Restate, exactly and without pictures, the lines from the start of the listing below through the line holding "const tablePore = ['6.5', '10.5', '20.1'];".

***

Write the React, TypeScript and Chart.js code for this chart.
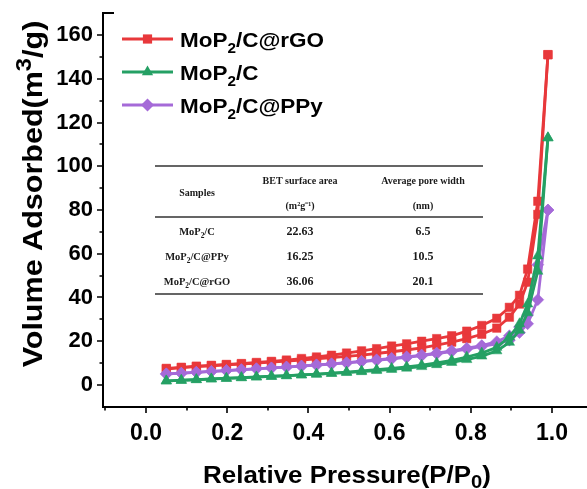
import React, { useEffect, useRef } from 'react';
import { Chart, registerables } from 'chart.js';

Chart.register(...registerables);

// ---------- data ----------
const adsP = [0.05, 0.087, 0.124, 0.161, 0.198, 0.235, 0.272, 0.309, 0.346, 0.383, 0.42, 0.457, 0.494, 0.531, 0.568, 0.605, 0.642, 0.679, 0.716, 0.753, 0.79, 0.827, 0.864, 0.895, 0.92, 0.94, 0.965, 0.99];
const desP = [0.99, 0.965, 0.94, 0.92, 0.895, 0.864, 0.827, 0.79, 0.753, 0.716, 0.679, 0.642, 0.605, 0.568, 0.531, 0.494, 0.457, 0.42, 0.383, 0.346, 0.309, 0.272, 0.235, 0.198, 0.161, 0.124, 0.087, 0.05];

const rgoAds = [7.3, 7.9, 8.4, 8.8, 9.2, 9.6, 10.0, 10.5, 10.9, 11.4, 11.9, 12.5, 13.1, 13.7, 14.4, 15.2, 16.0, 17.0, 18.2, 19.6, 21.2, 23.2, 26.0, 31.0, 37.0, 47.0, 78.0, 151.0];
const rgoDes = [151.0, 84.0, 53.0, 41.0, 35.5, 30.5, 27.2, 24.6, 22.5, 21.2, 20.0, 18.8, 17.8, 16.6, 15.6, 14.6, 13.6, 12.8, 12.1, 11.4, 10.8, 10.3, 9.8, 9.4, 9.0, 8.6, 8.1, 7.6];

const cAds = [1.8, 2.2, 2.5, 2.8, 3.1, 3.4, 3.7, 4.0, 4.3, 4.6, 4.9, 5.3, 5.7, 6.1, 6.6, 7.1, 7.7, 8.4, 9.3, 10.3, 11.6, 13.2, 15.6, 19.5, 25.0, 33.0, 52.0, 113.0];
const cDes = [113.0, 59.0, 37.0, 28.0, 22.0, 17.2, 14.6, 12.8, 11.3, 10.1, 9.1, 8.3, 7.6, 7.0, 6.4, 5.9, 5.4, 5.0, 4.6, 4.2, 3.9, 3.6, 3.3, 3.0, 2.7, 2.4, 2.1, 1.9];

const ppyAds = [5.0, 5.4, 5.8, 6.2, 6.6, 7.0, 7.4, 7.8, 8.2, 8.6, 9.1, 9.6, 10.1, 10.7, 11.3, 11.9, 12.6, 13.4, 14.3, 15.3, 16.4, 17.6, 18.8, 20.5, 24.0, 28.0, 39.0, 80.0];
const ppyDes = [80.0, 55.0, 32.0, 26.5, 22.5, 19.8, 18.0, 16.8, 15.6, 14.6, 13.7, 12.9, 12.2, 11.5, 10.8, 10.2, 9.7, 9.2, 8.7, 8.2, 7.8, 7.4, 7.0, 6.6, 6.2, 5.8, 5.4, 5.1];

const seriesNames = ['MoP2/C@rGO', 'MoP2/C', 'MoP2/C@PPy'];
const seriesColors = ['#e8383b', '#25a064', '#a56ad8'];
const seriesMarkers = ['rect', 'triangle', 'rectRot'];

const xTicks = [0, 0.2, 0.4, 0.6, 0.8, 1.0];
const xMinorTicks = [-0.1, 0.1, 0.3, 0.5, 0.7, 0.9];
const yTicks = [0, 20, 40, 60, 80, 100, 120, 140, 160];
const yMinorTicks = [10, 30, 50, 70, 90, 110, 130, 150];

const tableHeaders = ['Samples', 'BET surface area', 'Average pore width'];
const tableUnits = ['', '(m²g⁻¹)', '(nm)'];
const tableSamples = ['MoP2/C', 'MoP2/C@PPy', 'MoP2/C@rGO'];
const tableBET = ['22.63', '16.25', '36.06'];
const tablePore = ['6.5', '10.5', '20.1'];

// ---------- helpers ----------
type Seg = { t: string; k?: 'sub' | 'sup' };

function chem(name: string): Seg[] {
  const i = name.indexOf('P2');
  if (i < 0) return [{ t: name }];
  return [{ t: name.slice(0, i + 1) }, { t: '2', k: 'sub' }, { t: name.slice(i + 2) }];
}

function richWidth(ctx: CanvasRenderingContext2D, segs: Seg[], size: number, family: string, weight: string, scale: number) {
  let w = 0;
  for (const s of segs) {
    const fs = s.k ? size * scale : size;
    ctx.font = `${weight} ${fs}px ${family}`;
    w += ctx.measureText(s.t).width;
  }
  return w;
}

function drawRich(
  ctx: CanvasRenderingContext2D,
  segs: Seg[],
  x: number,
  y: number,
  size: number,
  family: string,
  weight: string,
  align: 'left' | 'center',
  color: string,
  scale = 0.7,
  subDy = 0.3,
  supDy = 0.45,
  stretch = 1
) {
  ctx.save();
  ctx.fillStyle = color;
  ctx.textBaseline = 'alphabetic';
  ctx.textAlign = 'left';
  ctx.translate(x, y);
  ctx.scale(stretch, 1);
  const w = richWidth(ctx, segs, size, family, weight, scale);
  let cx = align === 'center' ? -w / 2 : 0;
  for (const s of segs) {
    const fs = s.k ? size * scale : size;
    ctx.font = `${weight} ${fs}px ${family}`;
    const dy = s.k === 'sub' ? size * subDy : s.k === 'sup' ? -size * supDy : 0;
    ctx.fillText(s.t, cx, dy);
    cx += ctx.measureText(s.t).width;
  }
  ctx.restore();
}

function drawMarker(ctx: CanvasRenderingContext2D, kind: string, x: number, y: number, r: number, color: string) {
  ctx.save();
  ctx.fillStyle = color;
  ctx.beginPath();
  if (kind === 'rect') {
    const s = r * Math.SQRT1_2;
    ctx.rect(x - s, y - s, 2 * s, 2 * s);
  } else if (kind === 'triangle') {
    ctx.moveTo(x, y - r);
    ctx.lineTo(x + r * 0.866, y + r * 0.5);
    ctx.lineTo(x - r * 0.866, y + r * 0.5);
    ctx.closePath();
  } else {
    ctx.moveTo(x, y - r);
    ctx.lineTo(x + r, y);
    ctx.lineTo(x, y + r);
    ctx.lineTo(x - r, y);
    ctx.closePath();
  }
  ctx.fill();
  ctx.restore();
}

const SANS = '"Liberation Sans", Arial, sans-serif';
const SERIF = '"Liberation Serif", "Times New Roman", serif';

const decorPlugin = {
  id: 'decor',
  afterDraw(chart: any) {
    const ctx: CanvasRenderingContext2D = chart.ctx;
    const xs = chart.scales.x;
    const ys = chart.scales.y;
    const { left, right, top, bottom } = chart.chartArea;

    // axes
    ctx.save();
    ctx.strokeStyle = '#000';
    ctx.lineWidth = 2;
    ctx.beginPath();
    ctx.moveTo(left + 11, top);
    ctx.lineTo(left, top);
    ctx.lineTo(left, bottom);
    ctx.lineTo(right, bottom);
    ctx.stroke();
    ctx.lineWidth = 1.6;
    ctx.beginPath();
    for (const v of xTicks) {
      const px = Math.round(xs.getPixelForValue(v));
      ctx.moveTo(px, bottom);
      ctx.lineTo(px, bottom + 6);
    }
    for (const v of xMinorTicks) {
      const px = Math.round(xs.getPixelForValue(v));
      ctx.moveTo(px, bottom);
      ctx.lineTo(px, bottom + 3.5);
    }
    for (const v of yTicks) {
      const py = Math.round(ys.getPixelForValue(v));
      ctx.moveTo(left, py);
      ctx.lineTo(left - 6, py);
    }
    for (const v of yMinorTicks) {
      const py = Math.round(ys.getPixelForValue(v));
      ctx.moveTo(left, py);
      ctx.lineTo(left - 3.5, py);
    }
    ctx.stroke();
    ctx.restore();

    // axis titles
    drawRich(ctx, [{ t: 'Relative Pressure(P/P' }, { t: '0', k: 'sub' }, { t: ')' }], 347, 483, 24, SANS, 'bold', 'center', '#000', 0.78, 0.2, 0.45, 1.08);
    ctx.save();
    ctx.translate(42, 194);
    ctx.rotate(-Math.PI / 2);
    drawRich(ctx, [{ t: 'Volume Adsorbed(m' }, { t: '3', k: 'sup' }, { t: '/g)' }], 0, 0, 28, SANS, 'bold', 'center', '#000', 0.78, 0.3, 0.4, 1.09);
    ctx.restore();

    // legend
    const legendY = [39, 72, 105];
    seriesNames.forEach((name, i) => {
      const y = legendY[i];
      ctx.save();
      ctx.strokeStyle = seriesColors[i];
      ctx.lineWidth = 2.8;
      ctx.beginPath();
      ctx.moveTo(122, y);
      ctx.lineTo(173, y);
      ctx.stroke();
      ctx.restore();
      drawMarker(ctx, seriesMarkers[i], 147.5, y, 6.5, seriesColors[i]);
      drawRich(ctx, chem(name), 180, y + 7.5, 21, SANS, 'bold', 'left', '#000', 0.68, 0.32, 0.45, 1.07);
    });

    // table
    ctx.save();
    ctx.strokeStyle = '#333';
    ctx.lineWidth = 1.3;
    ctx.beginPath();
    for (const ly of [166, 217, 294]) {
      ctx.moveTo(155, ly);
      ctx.lineTo(483, ly);
    }
    ctx.stroke();
    ctx.restore();
    const colX = [197, 300, 423];
    const tc = '#1a1a1a';
    drawRich(ctx, [{ t: tableHeaders[0] }], colX[0], 196, 10, SERIF, 'bold', 'center', tc);
    drawRich(ctx, [{ t: tableHeaders[1] }], colX[1], 184, 10, SERIF, 'bold', 'center', tc);
    drawRich(ctx, [{ t: tableHeaders[2] }], colX[2], 184, 10, SERIF, 'bold', 'center', tc);
    drawRich(ctx, [{ t: tableUnits[1] }], colX[1], 209, 10, SERIF, 'bold', 'center', tc);
    drawRich(ctx, [{ t: tableUnits[2] }], colX[2], 209, 10, SERIF, 'bold', 'center', tc);
    const rowY = [235, 260, 285];
    tableSamples.forEach((s, i) => {
      drawRich(ctx, chem(s), colX[0], rowY[i], 10.5, SERIF, 'bold', 'center', tc, 0.7, 0.25);
      drawRich(ctx, [{ t: tableBET[i] }], colX[1], rowY[i], 12, SERIF, 'bold', 'center', tc);
      drawRich(ctx, [{ t: tablePore[i] }], colX[2], rowY[i], 12, SERIF, 'bold', 'center', tc);
    });
  },
};

function makeSet(p: number[], v: number[], i: number) {
  return {
    data: p.map((x, k) => ({ x, y: v[k] })),
    borderColor: seriesColors[i],
    backgroundColor: seriesColors[i],
    pointBackgroundColor: seriesColors[i],
    pointBorderColor: seriesColors[i],
    pointStyle: seriesMarkers[i],
    pointRadius: 6,
    pointBorderWidth: 0.5,
    borderWidth: 2.8,
    showLine: true,
    tension: 0,
  };
}

export default function App() {
  const ref = useRef<HTMLCanvasElement | null>(null);
  useEffect(() => {
    if (!ref.current) return;
    const datasets = [
      makeSet(adsP, cAds, 1),
      makeSet(desP, cDes, 1),
      makeSet(adsP, ppyAds, 2),
      makeSet(desP, ppyDes, 2),
      makeSet(adsP, rgoAds, 0),
      makeSet(desP, rgoDes, 0),
    ];
    const chart = new Chart(ref.current, {
      type: 'scatter',
      data: { datasets },
      plugins: [decorPlugin],
      options: {
        animation: false,
        responsive: false,
        maintainAspectRatio: false,
        layout: { autoPadding: false, padding: { left: 0, right: 0, top: 13, bottom: 0 } },
        plugins: { legend: { display: false }, tooltip: { enabled: false } },
        scales: {
          x: {
            type: 'linear',
            min: -0.1059,
            max: 1.0862,
            grid: { display: false, drawTicks: false },
            border: { display: false },
            afterBuildTicks: (s: any) => {
              s.ticks = xTicks.map((v) => ({ value: v }));
            },
            afterFit: (s: any) => {
              s.height = 82;
              s.paddingLeft = 0;
              s.paddingRight = 0;
            },
            ticks: {
              font: { family: SANS, size: 23, weight: 'bold' },
              color: '#000',
              padding: 13,
              maxRotation: 0,
              autoSkip: false,
              callback: (v: any) => Number(v).toFixed(1),
            },
          },
          y: {
            type: 'linear',
            min: -10.06,
            max: 170.06,
            grid: { display: false, drawTicks: false },
            border: { display: false },
            afterBuildTicks: (s: any) => {
              s.ticks = yTicks.map((v) => ({ value: v }));
            },
            afterFit: (s: any) => {
              s.width = 103;
              s.paddingTop = 0;
              s.paddingBottom = 0;
            },
            ticks: {
              font: { family: SANS, size: 22, weight: 'bold' },
              color: '#000',
              padding: 10,
              autoSkip: false,
              callback: (v: any) => String(v),
            },
          },
        },
      },
    });
    return () => chart.destroy();
  }, []);
  return (
    <div style={{ position: 'fixed', left: 0, top: 0, width: 587, height: 489, background: '#fff' }}>
      <canvas ref={ref} width={587} height={489} style={{ width: 587, height: 489, display: 'block' }} />
    </div>
  );
}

***

## OUTPUT FOR THIS TASK
Write the React, TypeScript and Chart.js code for this chart.
import React, { useEffect, useRef } from 'react';
import { Chart, registerables } from 'chart.js';

Chart.register(...registerables);

// ---------- data ----------
const adsP = [0.05, 0.087, 0.124, 0.161, 0.198, 0.235, 0.272, 0.309, 0.346, 0.383, 0.42, 0.457, 0.494, 0.531, 0.568, 0.605, 0.642, 0.679, 0.716, 0.753, 0.79, 0.827, 0.864, 0.895, 0.92, 0.94, 0.965, 0.99];
const desP = [0.99, 0.965, 0.94, 0.92, 0.895, 0.864, 0.827, 0.79, 0.753, 0.716, 0.679, 0.642, 0.605, 0.568, 0.531, 0.494, 0.457, 0.42, 0.383, 0.346, 0.309, 0.272, 0.235, 0.198, 0.161, 0.124, 0.087, 0.05];

const rgoAds = [7.3, 7.9, 8.4, 8.8, 9.2, 9.6, 10.0, 10.5, 10.9, 11.4, 11.9, 12.5, 13.1, 13.7, 14.4, 15.2, 16.0, 17.0, 18.2, 19.6, 21.2, 23.2, 26.0, 31.0, 37.0, 47.0, 78.0, 151.0];
const rgoDes = [151.0, 84.0, 53.0, 41.0, 35.5, 30.5, 27.2, 24.6, 22.5, 21.2, 20.0, 18.8, 17.8, 16.6, 15.6, 14.6, 13.6, 12.8, 12.1, 11.4, 10.8, 10.3, 9.8, 9.4, 9.0, 8.6, 8.1, 7.6];

const cAds = [1.8, 2.2, 2.5, 2.8, 3.1, 3.4, 3.7, 4.0, 4.3, 4.6, 4.9, 5.3, 5.7, 6.1, 6.6, 7.1, 7.7, 8.4, 9.3, 10.3, 11.6, 13.2, 15.6, 19.5, 25.0, 33.0, 52.0, 113.0];
const cDes = [113.0, 59.0, 37.0, 28.0, 22.0, 17.2, 14.6, 12.8, 11.3, 10.1, 9.1, 8.3, 7.6, 7.0, 6.4, 5.9, 5.4, 5.0, 4.6, 4.2, 3.9, 3.6, 3.3, 3.0, 2.7, 2.4, 2.1, 1.9];

const ppyAds = [5.0, 5.4, 5.8, 6.2, 6.6, 7.0, 7.4, 7.8, 8.2, 8.6, 9.1, 9.6, 10.1, 10.7, 11.3, 11.9, 12.6, 13.4, 14.3, 15.3, 16.4, 17.6, 18.8, 20.5, 24.0, 28.0, 39.0, 80.0];
const ppyDes = [80.0, 55.0, 32.0, 26.5, 22.5, 19.8, 18.0, 16.8, 15.6, 14.6, 13.7, 12.9, 12.2, 11.5, 10.8, 10.2, 9.7, 9.2, 8.7, 8.2, 7.8, 7.4, 7.0, 6.6, 6.2, 5.8, 5.4, 5.1];

const seriesNames = ['MoP2/C@rGO', 'MoP2/C', 'MoP2/C@PPy'];
const seriesColors = ['#e8383b', '#25a064', '#a56ad8'];
const seriesMarkers = ['rect', 'triangle', 'rectRot'];

const xTicks = [0, 0.2, 0.4, 0.6, 0.8, 1.0];
const xMinorTicks = [-0.1, 0.1, 0.3, 0.5, 0.7, 0.9];
const yTicks = [0, 20, 40, 60, 80, 100, 120, 140, 160];
const yMinorTicks = [10, 30, 50, 70, 90, 110, 130, 150];

const tableHeaders = ['Samples', 'BET surface area', 'Average pore width'];
const tableUnits = ['', '(m²g⁻¹)', '(nm)'];
const tableSamples = ['MoP2/C', 'MoP2/C@PPy', 'MoP2/C@rGO'];
const tableBET = ['22.63', '16.25', '36.06'];
const tablePore = ['6.5', '10.5', '20.1'];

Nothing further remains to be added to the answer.